--- start DATA SHOWN ---

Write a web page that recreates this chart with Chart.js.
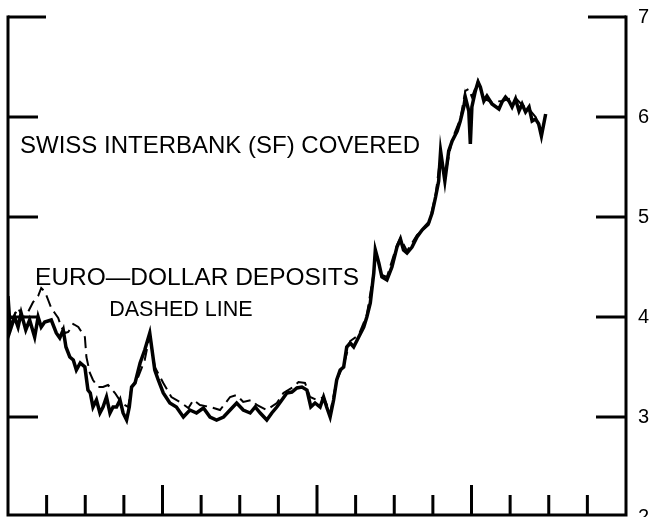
<!DOCTYPE html>
<html>
<head>
<meta charset="utf-8">
<script src="https://cdn.jsdelivr.net/npm/chart.js@4"></script>
<style>
  html, body { margin: 0; padding: 0; background: #fff; }
  canvas { display: block; }
</style>
</head>
<body>
<canvas id="RateChart" width="671" height="517"></canvas>
<script>
// solid line: Swiss interbank (SF) covered
const swissX = [0, 0.06, 0.17, 0.26, 0.34, 0.46, 0.56, 0.69, 0.78, 0.86, 0.95, 1.12, 1.25, 1.34, 1.43, 1.50, 1.60, 1.69, 1.77, 1.87,
    1.99, 2.07, 2.13, 2.20, 2.29, 2.38, 2.46, 2.55, 2.64, 2.72, 2.81, 2.90, 2.98, 3.07, 3.14, 3.20, 3.29, 3.42, 3.54, 3.67,
    3.74, 3.80, 3.89, 4.02, 4.19, 4.36, 4.54, 4.71, 4.88, 5.06, 5.23, 5.40, 5.58, 5.75, 5.92, 6.09, 6.27, 6.40, 6.53, 6.70,
    6.83, 6.96, 7.09, 7.22, 7.35, 7.48, 7.61, 7.74, 7.84, 7.95, 8.08, 8.17, 8.25, 8.34, 8.43, 8.51, 8.60, 8.69, 8.77, 8.86,
    8.95, 9.08, 9.21, 9.29, 9.38, 9.47, 9.51, 9.60, 9.68, 9.81, 9.94, 10.07, 10.16, 10.24, 10.33, 10.46, 10.59, 10.72, 10.89, 10.98,
    11.07, 11.15, 11.20, 11.31, 11.41, 11.50, 11.63, 11.71, 11.80, 11.84, 11.93, 11.97, 12.01, 12.10, 12.17, 12.23, 12.32, 12.40, 12.53, 12.71,
    12.79, 12.88, 12.97, 13.05, 13.14, 13.23, 13.31, 13.40, 13.49, 13.57, 13.66, 13.74, 13.81, 13.92];
const swissY = [4.21, 3.87, 4.00, 3.90, 4.04, 3.87, 3.97, 3.80, 4.00, 3.90, 3.95, 3.97, 3.84, 3.79, 3.87, 3.70, 3.60, 3.57, 3.47, 3.54,
    3.50, 3.27, 3.24, 3.10, 3.17, 3.04, 3.10, 3.20, 3.04, 3.10, 3.10, 3.17, 3.04, 2.97, 3.10, 3.30, 3.34, 3.54, 3.67, 3.84,
    3.64, 3.47, 3.37, 3.24, 3.14, 3.10, 3.00, 3.07, 3.04, 3.09, 3.00, 2.97, 3.00, 3.07, 3.14, 3.07, 3.04, 3.10, 3.04, 2.97,
    3.04, 3.10, 3.17, 3.24, 3.25, 3.29, 3.30, 3.27, 3.10, 3.14, 3.10, 3.20, 3.10, 3.00, 3.17, 3.37, 3.47, 3.50, 3.70, 3.74,
    3.70, 3.80, 3.90, 4.00, 4.14, 4.44, 4.67, 4.54, 4.40, 4.37, 4.50, 4.70, 4.78, 4.67, 4.64, 4.70, 4.80, 4.87, 4.94, 5.04,
    5.20, 5.36, 5.66, 5.36, 5.66, 5.76, 5.86, 5.96, 6.10, 6.20, 6.06, 5.73, 6.10, 6.26, 6.35, 6.30, 6.16, 6.21, 6.13, 6.08,
    6.15, 6.20, 6.16, 6.10, 6.18, 6.06, 6.13, 6.05, 6.10, 5.96, 5.98, 5.93, 5.81, 6.03];

// dashed line: Euro-dollar deposits
const euroX = [0, 0.13, 0.26, 0.39, 0.52, 0.65, 0.78, 0.86, 0.96, 1.04, 1.12, 1.21, 1.30, 1.38, 1.48, 1.56, 1.69, 1.82, 1.99, 2.03,
    2.12, 2.20, 2.33, 2.46, 2.59, 2.77, 2.94, 3.11, 3.20, 3.37, 3.54, 3.67, 3.80, 4.02, 4.23, 4.45, 4.67, 4.80, 4.97, 5.23,
    5.49, 5.75, 5.92, 6.09, 6.31, 6.44, 6.70, 6.96, 7.13, 7.39, 7.52, 7.69, 7.82, 8.00, 8.17, 8.34, 8.51, 8.69, 8.86, 9.08,
    9.29, 9.47, 9.51, 9.68, 9.81, 10.07, 10.16, 10.33, 10.59, 10.89, 11.07, 11.20, 11.31, 11.50, 11.71, 11.84, 11.93, 12.01, 12.17, 12.32,
    12.53, 12.79, 12.97, 13.14, 13.31, 13.49, 13.66, 13.81, 13.92];
const euroY = [3.99, 3.99, 4.09, 3.99, 4.05, 4.15, 4.21, 4.29, 4.25, 4.17, 4.09, 4.04, 3.99, 3.90, 3.84, 3.85, 3.93, 3.90, 3.80, 3.60,
    3.44, 3.37, 3.30, 3.30, 3.32, 3.24, 3.14, 3.10, 3.30, 3.40, 3.57, 3.82, 3.50, 3.34, 3.20, 3.15, 3.09, 3.17, 3.12, 3.10,
    3.07, 3.20, 3.22, 3.15, 3.17, 3.12, 3.07, 3.14, 3.24, 3.30, 3.35, 3.34, 3.20, 3.17, 3.20, 3.04, 3.37, 3.52, 3.76, 3.82,
    4.02, 4.45, 4.66, 4.42, 4.40, 4.72, 4.79, 4.66, 4.82, 4.92, 5.22, 5.62, 5.40, 5.78, 5.98, 6.26, 6.28, 6.20, 6.36, 6.18,
    6.15, 6.16, 6.18, 6.19, 6.12, 6.08, 6.00, 5.85, 6.02];

const yTickValues = [3, 4, 5, 6, 7];
const xTickValues = [1, 2, 3, 4, 5, 6, 7, 8, 9, 10, 11, 12, 13, 14, 15];

// text notes: [text, x, y, font size]
const notes = [
    ['SWISS INTERBANK (SF) COVERED', 0.31, 5.71, 24],
    ['EURO\u2014DOLLAR DEPOSITS', 0.70, 4.39, 24.5],
    ['DASHED LINE', 2.62, 4.07, 21.5]
];

const toPoints = (xs, ys) => xs.map((x, i) => ({ x: x, y: ys[i] }));

const framePlugin = {
    id: 'frame',
    afterDraw(chart) {
        const { ctx, chartArea: a, scales: { x, y } } = chart;
        ctx.save();
        ctx.strokeStyle = '#000';
        ctx.lineWidth = 3;
        const yb = a.bottom - 2;
        ctx.beginPath();
        ctx.moveTo(a.left, a.top - 1.5);
        ctx.lineTo(a.left, yb);
        ctx.lineTo(a.right, yb);
        ctx.lineTo(a.right, a.top - 1.5);
        ctx.stroke();

        ctx.beginPath();
        yTickValues.forEach(v => {
            const py = y.getPixelForValue(v);
            const len = v === 7 ? 38 : 30;
            ctx.moveTo(a.left, py);
            ctx.lineTo(a.left + len, py);
            ctx.moveTo(a.right, py);
            ctx.lineTo(a.right - len, py);
        });
        xTickValues.forEach(v => {
            const px = x.getPixelForValue(v);
            const len = v % 4 === 0 ? 30 : 20;
            ctx.moveTo(px, yb);
            ctx.lineTo(px, yb - len);
        });
        ctx.stroke();

        ctx.fillStyle = '#000';
        ctx.textBaseline = 'middle';
        ctx.textAlign = 'left';
        notes.forEach(n => {
            ctx.font = n[3] + 'px "Liberation Sans", Arial, sans-serif';
            ctx.fillText(n[0], x.getPixelForValue(n[1]), y.getPixelForValue(n[2]));
        });
        ctx.restore();
    }
};

const ctx = document.getElementById('RateChart');

new Chart(ctx, {
    type: 'line',
    data: {
        datasets: [{
            label: 'Swiss interbank (SF) covered',
            data: toPoints(swissX, swissY),
            borderColor: '#000',
            borderWidth: 3.5,
            pointRadius: 0,
            fill: false,
            tension: 0
        },
        {
            label: 'Euro-dollar deposits',
            data: toPoints(euroX, euroY),
            borderColor: '#000',
            borderWidth: 2,
            borderDash: [12, 6],
            pointRadius: 0,
            fill: false,
            tension: 0
        }]
    },
    options: {
        responsive: false,
        animation: false,
        layout: { padding: { left: 8, top: 17, right: 0, bottom: 0 } },
        plugins: {
            legend: { display: false },
            tooltip: { enabled: false }
        },
        scales: {
            x: { type: 'linear', min: 0, max: 16, display: false },
            y: {
                position: 'right',
                min: 2,
                max: 7,
                ticks: {
                    stepSize: 1,
                    padding: 12,
                    color: '#000',
                    font: { family: '"Liberation Sans", Arial, sans-serif', size: 20 }
                },
                grid: { display: false, drawTicks: false },
                border: { display: false },
                afterFit: (scale) => {
                    scale.width = 45;
                    scale.paddingTop = 0;
                    scale.paddingBottom = 0;
                }
            }
        }
    },
    plugins: [framePlugin]
});
</script>
</body>
</html>
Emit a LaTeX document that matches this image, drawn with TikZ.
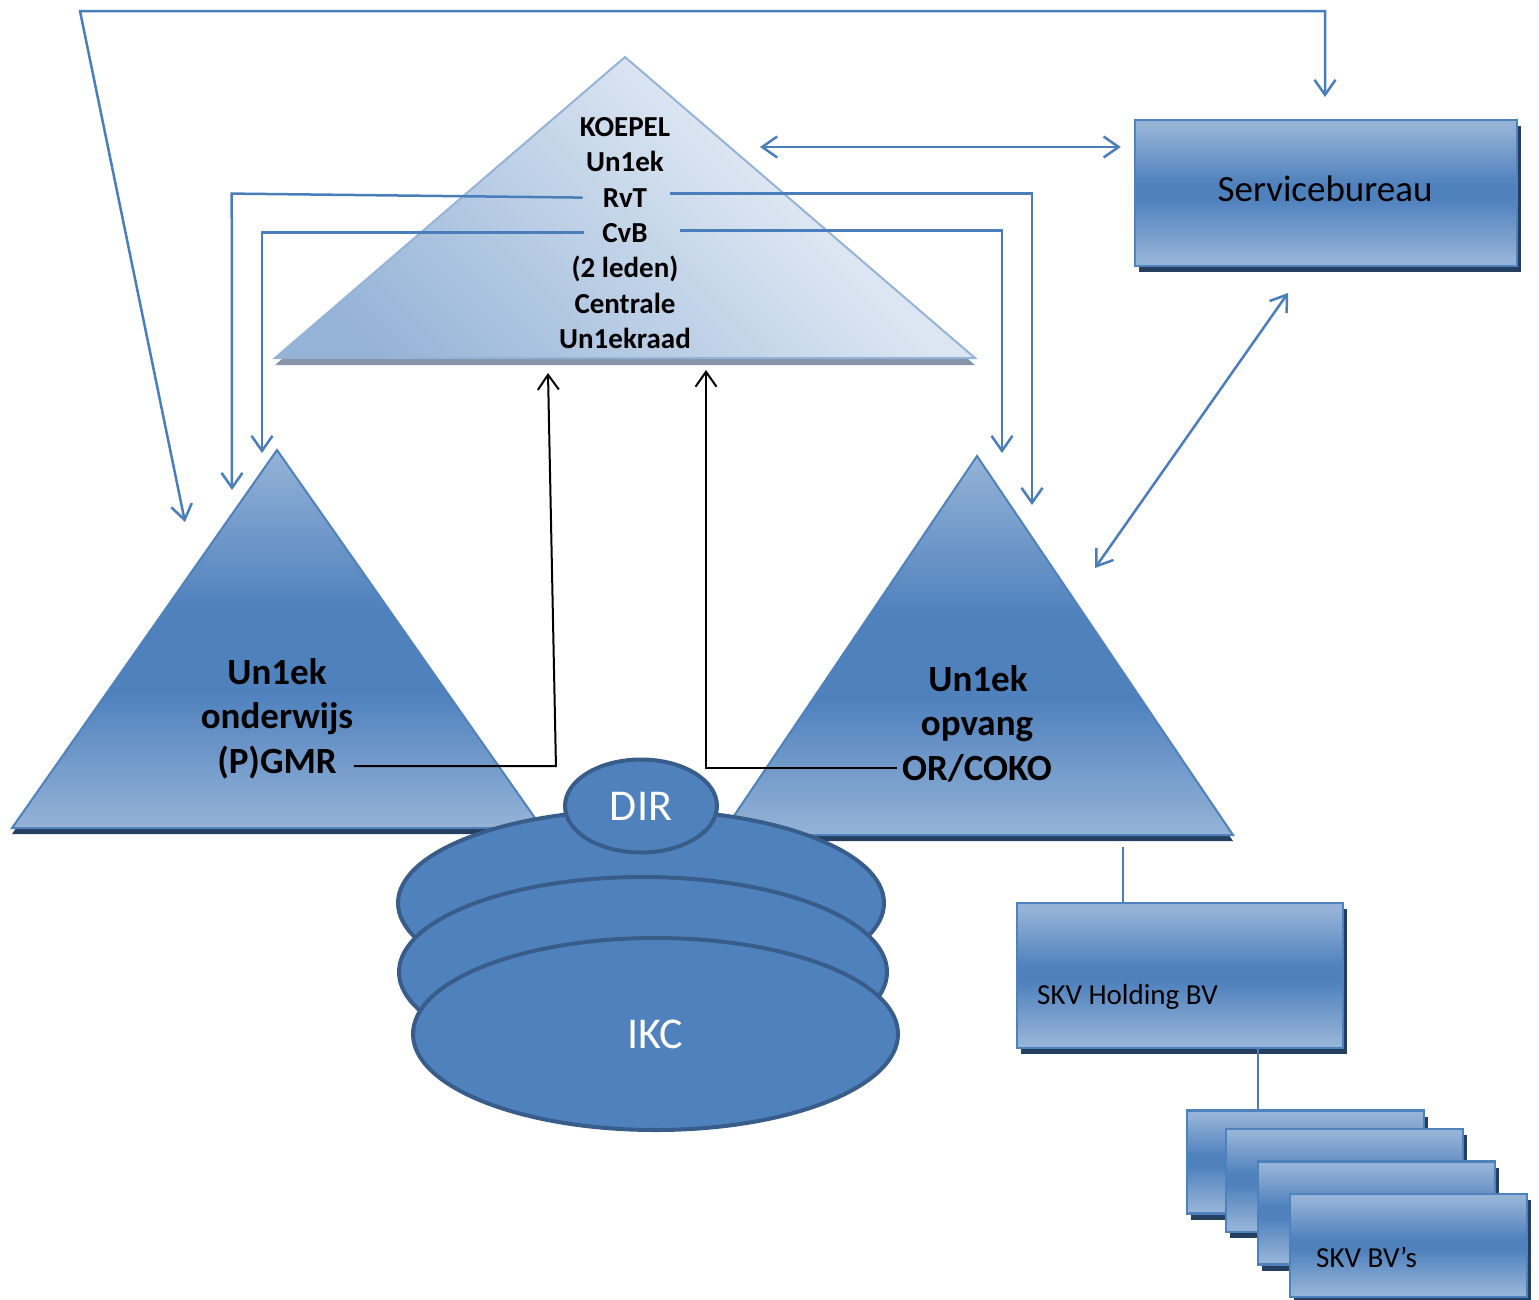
\documentclass[tikz,border=0pt]{standalone}
\usepackage{fontspec}
\setmainfont{Carlito}
\usepackage{tikz}
\usetikzlibrary{arrows.meta,shadows,shapes.geometric}
\definecolor{offblue}{RGB}{79,129,189}
\definecolor{offlight}{RGB}{149,179,215}
\definecolor{offline}{RGB}{74,126,187}
\definecolor{offedge}{RGB}{56,93,138}
\definecolor{offnavy}{RGB}{36,63,96}
\definecolor{kplight}{RGB}{220,230,242}
\definecolor{kpshadow}{RGB}{135,148,168}
\pgfdeclareverticalshading{officebar}{100bp}{color(0bp)=(offlight); color(27bp)=(offlight); color(48bp)=(offblue); color(53bp)=(offblue); color(73bp)=(offlight); color(100bp)=(offlight)}
\pgfdeclareverticalshading{officetri}{100bp}{color(0bp)=(offlight); color(25bp)=(offlight); color(43bp)=(offblue); color(54bp)=(offblue); color(75bp)=(offlight); color(100bp)=(offlight)}
\pgfdeclarehorizontalshading{officekoepel}{100bp}{color(0bp)=(offlight); color(22bp)=(offlight); color(62bp)=(kplight); color(100bp)=(kplight)}

\begin{document}
\begin{tikzpicture}[x=1pt, y=-1pt, >={Straight Barb[length=15pt,width=21pt]},
  kptext/.style={font=\fontsize{29}{35}\selectfont\bfseries, inner sep=0pt, anchor=base},
  tritext/.style={font=\fontsize{37}{44}\selectfont\bfseries, inner sep=0pt, anchor=base},
  boxtext/.style={font=\fontsize{29}{35}\selectfont, inner sep=0pt, anchor=base west},
  offbox/.style={rectangle, draw=offblue, line width=2.5pt, shade, shading=officebar, inner sep=0pt,
    drop shadow={shadow xshift=4pt, shadow yshift=-6pt, fill=offnavy, opacity=1}},
  disc/.style={ellipse, fill=offblue, draw=offedge, line width=4pt, inner sep=0pt, text=white,
    font=\fontsize{44}{52}\selectfont},
  link/.style={draw=offline, line width=2.5pt},
  thinlink/.style={draw=offline, line width=2pt},
  blk/.style={draw=black, line width=2pt}]
\useasboundingbox (0,0) rectangle (1539,1299);

% Koepel pyramid
\fill[kpshadow, shift={(0,7)}] (625,57) -- (275,358) -- (975,358) -- cycle;
\shade[shading=officekoepel, shading angle=45, draw=offlight, line width=2pt]
  (625,57) -- (275,358) -- (975,358) -- cycle;

% onderwijs and opvang
\fill[offnavy, shift={(0,6)}] (277,450) -- (12,828) -- (542,828) -- cycle;
\shade[shading=officetri, draw=offblue, line width=2pt] (277,450) -- (12,828) -- (542,828) -- cycle;
\fill[offnavy, shift={(0,6)}] (977,456) -- (721,835) -- (1233,835) -- cycle;
\shade[shading=officetri, draw=offblue, line width=2pt] (977,456) -- (721,835) -- (1233,835) -- cycle;

% IKC stack
\node[disc, minimum width=486pt, minimum height=186pt] (ikcTop) at (641,903) {};
\node[disc, minimum width=152pt, minimum height=93pt] (dir) at (641,806) {DIR};
\node[disc, minimum width=488pt, minimum height=190pt] (ikcMid) at (643,972) {};
\node[disc, minimum width=485pt, minimum height=192pt] (ikc) at (655.5,1034) {IKC};

% Boxes
\node[offbox, minimum width=382pt, minimum height=146pt] (sb) at (1326,193) {};
\node[font=\fontsize{37}{44}\selectfont, inner sep=0pt] (sbtxt) at (1325,189) {Servicebureau};
\node[offbox, minimum width=326pt, minimum height=145pt] (hold) at (1180,975.5) {};
\node[boxtext] (holdtxt) at (1037,1004) {SKV Holding BV};
\foreach \n/\cx/\cy in {1/1305.5/1162, 2/1344.5/1180.5, 3/1376.5/1213, 4/1408.5/1245.5}
  \node[offbox, minimum width=237pt, minimum height=103pt] (bv\n) at (\cx,\cy) {};
\node[boxtext] (bvtxt) at (1316,1267) {SKV BV’s};

% Texts
\node[kptext] (koepel) at (625,136) {KOEPEL};
\node[kptext] (unek) at (625,171) {Un1ek};
\node[kptext] (rvt) at (625,207) {RvT};
\node[kptext] (cvb) at (625,242) {CvB};
\node[kptext] (leden) at (625,277) {(2 leden)};
\node[kptext] (centrale) at (625,313) {Centrale};
\node[kptext] (raad) at (625,348) {Un1ekraad};

\node[tritext] (ondA) at (277,684) {Un1ek};
\node[tritext] (ondB) at (277,728.5) {onderwijs};
\node[tritext] (ondC) at (277,773) {(P)GMR};
\node[tritext] (opvA) at (978,691) {Un1ek};
\node[tritext] (opvB) at (977,735.5) {opvang};
\node[tritext] (opvC) at (977,780) {OR/COKO};

% Arrow ends
\coordinate (loopCorner) at (80,11);
\coordinate (ondTop) at (185,522);
\coordinate (sbTop) at (1325,97);
\coordinate (kpSide) at (760,147);
\coordinate (sbLow) at (1288,293);
\coordinate (opvSide) at (1095,568);
\coordinate (rvtL) at (232,490);
\coordinate (cvbL) at (262,453);
\coordinate (rvtR) at (1032,505);
\coordinate (cvbR) at (1002,453);
\coordinate (kpInL) at (548,373);
\coordinate (kpInR) at (706,370);
\coordinate (opvFoot) at (1123,847);

% Connectors
\draw[link,<->] (ondTop) -- (loopCorner) -| (sbTop);
\draw[link,<->,shorten >=13pt] (kpSide) -- (kpSide -| sb.west);
\draw[link,<->] (sbLow) -- (opvSide);
\draw[link,->] ([xshift=-20pt]rvt.west) -- ++(-351,-4) -- (rvtL);
\draw[link,->] ([xshift=23pt,yshift=4pt]rvt.east) -| (rvtR);
\draw[link,->] ([xshift=-18pt]cvb.west) -| (cvbL);
\draw[link,->] ([xshift=32pt,yshift=2pt]cvb.east) -| (cvbR);
\draw[blk,->] ([xshift=17pt,yshift=-4pt]ondC.east) -- ++(202,0) -- (kpInL);
\draw[blk,->] ([xshift=-5pt]opvC.west) -| (kpInR);
\draw[thinlink] (opvFoot) -- (opvFoot |- hold.north);
\draw[thinlink] ([xshift=78pt]hold.south) -- ([xshift=78pt]hold.south |- bv1.north);
\end{tikzpicture}
\end{document}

--- end DATA SHOWN ---

**JOB:**
Transcribe the entries from their first line to the line that holds "5.93, 5.81, 6.03];", both included, and skip every picture.

**THE SOLUTION:**
Write a web page that recreates this chart with Chart.js.
<!DOCTYPE html>
<html>
<head>
<meta charset="utf-8">
<script src="https://cdn.jsdelivr.net/npm/chart.js@4"></script>
<style>
  html, body { margin: 0; padding: 0; background: #fff; }
  canvas { display: block; }
</style>
</head>
<body>
<canvas id="RateChart" width="671" height="517"></canvas>
<script>
// solid line: Swiss interbank (SF) covered
const swissX = [0, 0.06, 0.17, 0.26, 0.34, 0.46, 0.56, 0.69, 0.78, 0.86, 0.95, 1.12, 1.25, 1.34, 1.43, 1.50, 1.60, 1.69, 1.77, 1.87,
    1.99, 2.07, 2.13, 2.20, 2.29, 2.38, 2.46, 2.55, 2.64, 2.72, 2.81, 2.90, 2.98, 3.07, 3.14, 3.20, 3.29, 3.42, 3.54, 3.67,
    3.74, 3.80, 3.89, 4.02, 4.19, 4.36, 4.54, 4.71, 4.88, 5.06, 5.23, 5.40, 5.58, 5.75, 5.92, 6.09, 6.27, 6.40, 6.53, 6.70,
    6.83, 6.96, 7.09, 7.22, 7.35, 7.48, 7.61, 7.74, 7.84, 7.95, 8.08, 8.17, 8.25, 8.34, 8.43, 8.51, 8.60, 8.69, 8.77, 8.86,
    8.95, 9.08, 9.21, 9.29, 9.38, 9.47, 9.51, 9.60, 9.68, 9.81, 9.94, 10.07, 10.16, 10.24, 10.33, 10.46, 10.59, 10.72, 10.89, 10.98,
    11.07, 11.15, 11.20, 11.31, 11.41, 11.50, 11.63, 11.71, 11.80, 11.84, 11.93, 11.97, 12.01, 12.10, 12.17, 12.23, 12.32, 12.40, 12.53, 12.71,
    12.79, 12.88, 12.97, 13.05, 13.14, 13.23, 13.31, 13.40, 13.49, 13.57, 13.66, 13.74, 13.81, 13.92];
const swissY = [4.21, 3.87, 4.00, 3.90, 4.04, 3.87, 3.97, 3.80, 4.00, 3.90, 3.95, 3.97, 3.84, 3.79, 3.87, 3.70, 3.60, 3.57, 3.47, 3.54,
    3.50, 3.27, 3.24, 3.10, 3.17, 3.04, 3.10, 3.20, 3.04, 3.10, 3.10, 3.17, 3.04, 2.97, 3.10, 3.30, 3.34, 3.54, 3.67, 3.84,
    3.64, 3.47, 3.37, 3.24, 3.14, 3.10, 3.00, 3.07, 3.04, 3.09, 3.00, 2.97, 3.00, 3.07, 3.14, 3.07, 3.04, 3.10, 3.04, 2.97,
    3.04, 3.10, 3.17, 3.24, 3.25, 3.29, 3.30, 3.27, 3.10, 3.14, 3.10, 3.20, 3.10, 3.00, 3.17, 3.37, 3.47, 3.50, 3.70, 3.74,
    3.70, 3.80, 3.90, 4.00, 4.14, 4.44, 4.67, 4.54, 4.40, 4.37, 4.50, 4.70, 4.78, 4.67, 4.64, 4.70, 4.80, 4.87, 4.94, 5.04,
    5.20, 5.36, 5.66, 5.36, 5.66, 5.76, 5.86, 5.96, 6.10, 6.20, 6.06, 5.73, 6.10, 6.26, 6.35, 6.30, 6.16, 6.21, 6.13, 6.08,
    6.15, 6.20, 6.16, 6.10, 6.18, 6.06, 6.13, 6.05, 6.10, 5.96, 5.98, 5.93, 5.81, 6.03];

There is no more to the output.